Sekali lagi, Pak Wi menemukan damai dalam dirinya ketika berkarya dan damai itu membekas hingga dia terdorong terus untuk berkarya. Pada titik ini, Pak Wi tidak mencari bahagia karena kebahagiaan hanya efek belaka dari kedamaian yang telah dia raih. Dengan tanpa mengejar kebahagiaan, Pak Wi terbebas dari beban batin. Beban batin ini sadar atau tidak banyak menghinggapi orang-orang karena merasa perlu mengejar kebahagiaan. Itulah keberuntungan Pak Wi, dia tak perlu mengejar itu.
 
            Beberapa psikiater sempat bertanya kepada Nawa Tunggal, obat apa yang dikonsumsi Pak Wi sehingga tetap bisa mengendalikan diri, tidak agresif, tidak tantrum, dan seolah baik-baik saja. Pak Wi tidak minum obat kimia. Pak Wi mendapat limpahan cinta Nawa Tunggal yang itu perlahan tapi pasti menerangi hidup Pak Wi. Nawa Tunggal adalah antidot bagi Pak Wi.
​
            Nawa Tunggal berangkat dari cinta yang membantunya menerima, lalu mencoba memahami Pak Wi. Dari sana, dia bergerak memenuhi kebutuhan-kebutuhan Pak Wi. Oleh karena Pak Wi dia anggap suka gambar, Nawa Tunggal menyediakan kanvas dan cat. Kini, setelah dua dekade lebih dua tahun, tak kurang dari 10.000 karya tercipta. Bayangkan, orang yang dulu memungut putung rokok dan dianggap tak bermasa depan, kini menghasilkan ribuan karya yang ratusan diantaranya telah dimiliki kolektor seni.
​

              Nawa Tunggal tidak pernah menilai bahwa Pak Wi gila sebagaimana penilaian banyak orang pada fase awal sekitar 22 tahun lalu.
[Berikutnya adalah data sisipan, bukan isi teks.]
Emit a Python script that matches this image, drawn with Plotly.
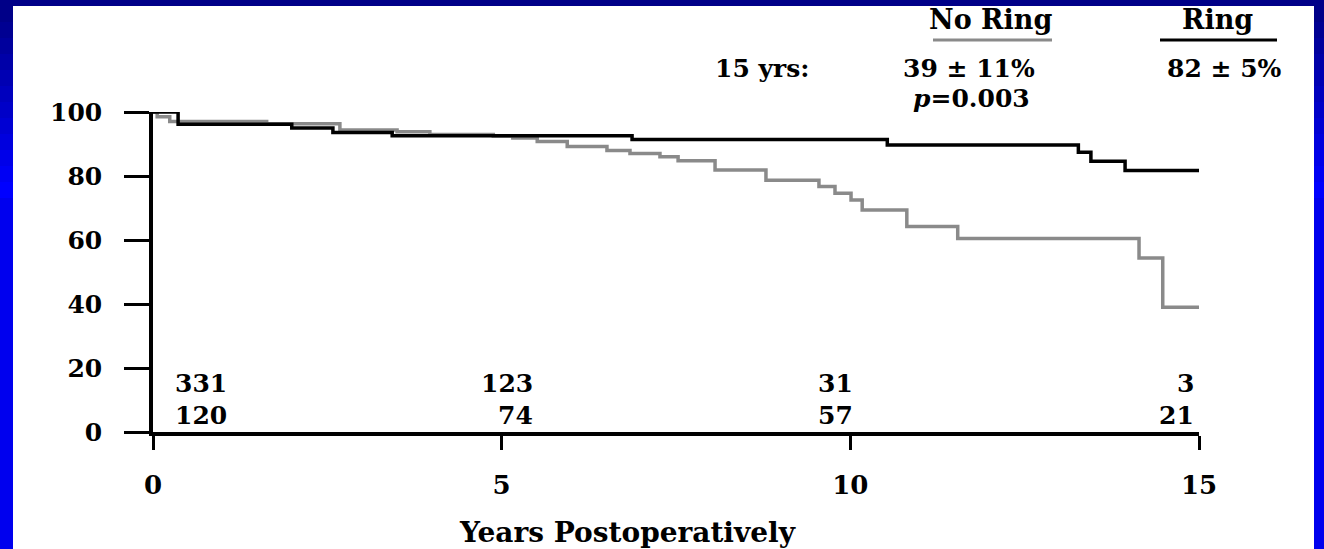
import plotly.graph_objects as go

# ---------------- data ----------------
ring_t = [0, 0.36, 1.99, 2.58, 3.43, 6.87, 10.53, 13.27, 13.45, 13.94, 15]
ring_s = [100, 96.2, 95.0, 93.6, 92.6, 91.4, 89.7, 87.4, 84.6, 81.7, 81.7]

noring_t = [0, 0.06, 0.24, 1.63, 2.68, 3.5, 3.97, 4.88, 5.16, 5.51, 5.94, 6.51,
            6.84, 7.27, 7.53, 8.06, 8.79, 9.55, 9.78, 10.01, 10.17, 10.81,
            11.54, 14.14, 14.48, 15]
noring_s = [100, 98.5, 97.0, 96.3, 94.4, 93.8, 93.0, 92.5, 91.9, 90.8, 89.2, 88.0,
            87.0, 86.0, 84.8, 81.9, 78.7, 76.7, 74.6, 72.5, 69.4, 64.2,
            60.5, 54.4, 39.0, 39.0]

risk_times = [0, 5, 10, 15]
noring_at_risk = [331, 123, 31, 3]
ring_at_risk = [120, 74, 57, 21]

x_ticks = [0, 5, 10, 15]
y_ticks = [0, 20, 40, 60, 80, 100]

x_title = "Years Postoperatively"
label_noring = "No Ring"
label_ring = "Ring"
label_15 = "15 yrs:"
noring_15 = "39 ± 11%"
ring_15 = "82 ± 5%"
p_text = "<i>p</i>=0.003"

# ---------------- layout helpers ----------------
W, H = 1324, 549
L, R, T, B = 153, 1199, 112, 432   # plot area in pixels
FONT = "DejaVu Serif"


def px(x):
    return (x - L) / (R - L)


def py(y):
    return (B - y) / (B - T)


fig = go.Figure()

fig.add_trace(go.Scatter(x=noring_t, y=noring_s, mode="lines", line_shape="hv",
                         line=dict(color="#8a8a8a", width=3.5), name=label_noring,
                         hoverinfo="skip"))
fig.add_trace(go.Scatter(x=ring_t, y=ring_s, mode="lines", line_shape="hv",
                         line=dict(color="#000000", width=3.5), name=label_ring,
                         hoverinfo="skip"))

shapes = []
# blue frame background pieces
shapes.append(dict(type="rect", xref="paper", yref="paper", layer="below",
                   x0=px(13), x1=px(1314), y0=py(H + 20), y1=py(6),
                   fillcolor="white", line=dict(width=0)))
shapes.append(dict(type="rect", xref="paper", yref="paper", layer="below",
                   x0=px(-5), x1=px(W + 5), y0=py(6), y1=py(-5),
                   fillcolor="#000088", line=dict(width=0)))
# gradient on side strips (dark at top -> bright blue)
steps = 12
for i in range(steps):
    y0p = 6 + i * 16
    y1p = y0p + 16
    f = i / (steps - 1)
    b = int(0x88 + (0xff - 0x88) * f)
    col = "#0000%02x" % b
    for (a0, a1) in [(-5, 13), (1314, W + 5)]:
        shapes.append(dict(type="rect", xref="paper", yref="paper", layer="below",
                           x0=px(a0), x1=px(a1), y0=py(y1p), y1=py(y0p),
                           fillcolor=col, line=dict(width=0)))
# underlines of legend headers
shapes.append(dict(type="line", xref="paper", yref="paper",
                   x0=px(933), x1=px(1052), y0=py(40), y1=py(40),
                   line=dict(color="#8a8a8a", width=3)))
shapes.append(dict(type="line", xref="paper", yref="paper",
                   x0=px(1160), x1=px(1277), y0=py(40), y1=py(40),
                   line=dict(color="#000000", width=3)))

ann = []
bold = dict(family=FONT, size=25, color="black", weight="bold")


def add_text(text, xc, yc, size=25, xanchor="center"):
    ann.append(dict(text=text, xref="paper", yref="paper", x=px(xc), y=py(yc),
                    xanchor=xanchor, yanchor="middle", showarrow=False,
                    font=dict(family=FONT, size=size, color="black", weight="bold")))


add_text(label_noring, 990, 19, size=27)
add_text(label_ring, 1217, 19, size=27)
add_text(label_15, 762, 68)
add_text(noring_15, 969, 68)
add_text(ring_15, 1224, 68)
add_text(p_text, 971, 98)
add_text(x_title, 627, 532, size=28)

# numbers at risk
row_y = [15.3, 5.3]
anchors = ["left", "right", "right", "right"]
shifts = [20, 33, 5, -3]
for row, vals in zip(row_y, [noring_at_risk, ring_at_risk]):
    for t, v, a, s in zip(risk_times, vals, anchors, shifts):
        ann.append(dict(text=str(v), x=t, y=row, xref="x", yref="y",
                        xanchor=a, yanchor="middle", xshift=s, showarrow=False,
                        font=bold))

fig.update_layout(
    width=W, height=H,
    margin=dict(l=L, r=W - R, t=T, b=H - B),
    paper_bgcolor="#0000ee",
    plot_bgcolor="white",
    showlegend=False,
    shapes=shapes,
    annotations=ann,
    xaxis=dict(range=[0, 15], tickvals=x_ticks, ticks="outside", ticklen=14,
               tickwidth=3, tickcolor="black", showline=True, linewidth=3.5,
               linecolor="black", showgrid=False, zeroline=False,
               ticklabelstandoff=13,
               tickfont=dict(family=FONT, size=26, color="black", weight="bold")),
    yaxis=dict(range=[0, 100], tickvals=y_ticks, ticks="outside", ticklen=25,
               tickwidth=3, tickcolor="black", showline=True, linewidth=3.5,
               linecolor="black", showgrid=False, zeroline=False,
               ticklabelstandoff=17,
               tickfont=dict(family=FONT, size=25, color="black", weight="bold")),
)

fig.write_html("out.html")
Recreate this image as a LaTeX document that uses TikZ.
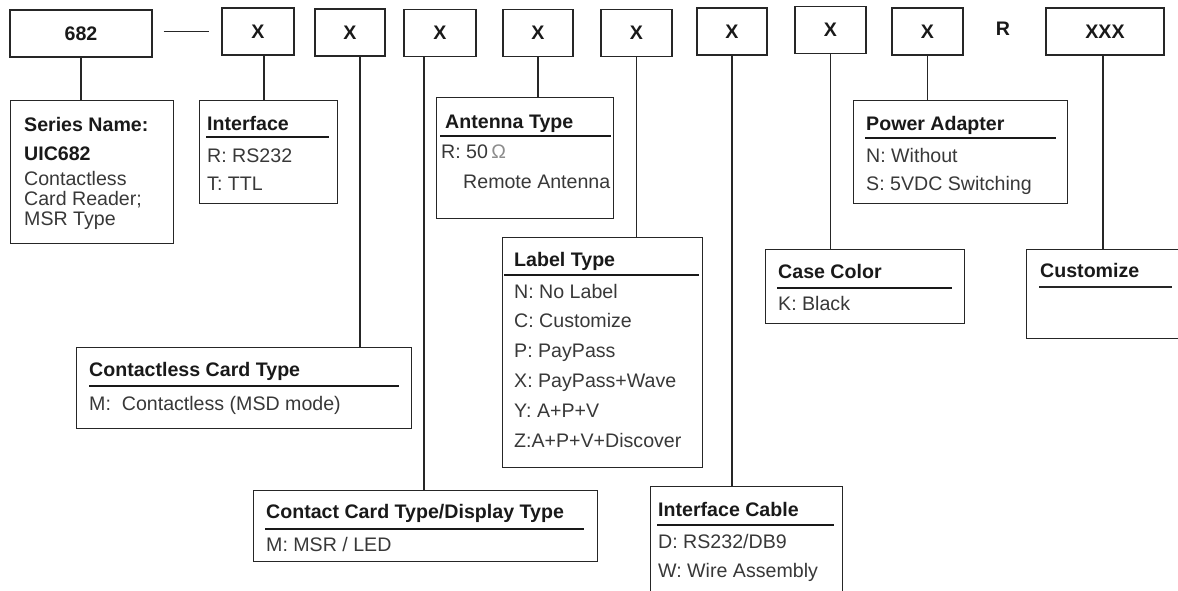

Nawa Tunggal melihat Pak Wi sebagai manusia yang perlu dimengerti dan ditemani. Pelan-pelan Nawa Tunggal membantu Pak Wi memaknai hidup sembari dia membenahi makna hidupnya sendiri sebagai adik, sebagai manusia. Dengan caranya yang penuh penerimaan dan kelembutan, Nawa Tunggal mengajari Pak Wi untuk menerima dirinya sebagai diri yang utuh dan dengan demikian, Pak Wi belajar mengendalikan diri, belajar mengorganisasi diri.

​

            Nawa Tunggal menumbuhkan kesadaran dalam dirinya bahwa hidup selalu memiliki arti meskipun seseorang berada dalam kondisi yang menyedihkan dalam pandangan awam. Kesadaran itu dia tularkan kepada Pak Wi dengan itu tadi, mengajaknya terus menggambar. Keliling ke tempat-tempat tertentu yang membuat Pak Wi tergerak untuk berkarya. Paling anyar, Nawa Tunggal mengajak Pak Wi ke Kawasan Candi Borobudur yang kemudian hasilnya dipamerkan di Artjog.
 
              Setiap Pak Wi menggambar dengan penuh antuasisme, Nawa Tunggal merasakan rambatan rasa bahagia. Pada titik itu, pelan-pelan selama puluhan tahun terbentuk kebermanaan hidup. Kebermaknaan itu lalu menular balik ke diri Pak Wi ketika karya mereka dipamerkan dan diapresiasi oleh banyak kalangan mulai seniman, kolektor, sampai peneliti. Makin yakinlah Nawa Tunggal bahwa pada akhirnya, setiap individu, memiliki kebebasan untuk memberikan makna kepada hidupnya. Setiap prilaku dan tindakan seseorang, dengan demikian, berlaku kebebasan pemaknaan ini. Segi tiga makna. Pak Wi dan Nawa Tunggal, yang kemudian menyatu menjadi Dwi Tunggal, berada dalam segi tiga makna tersebut.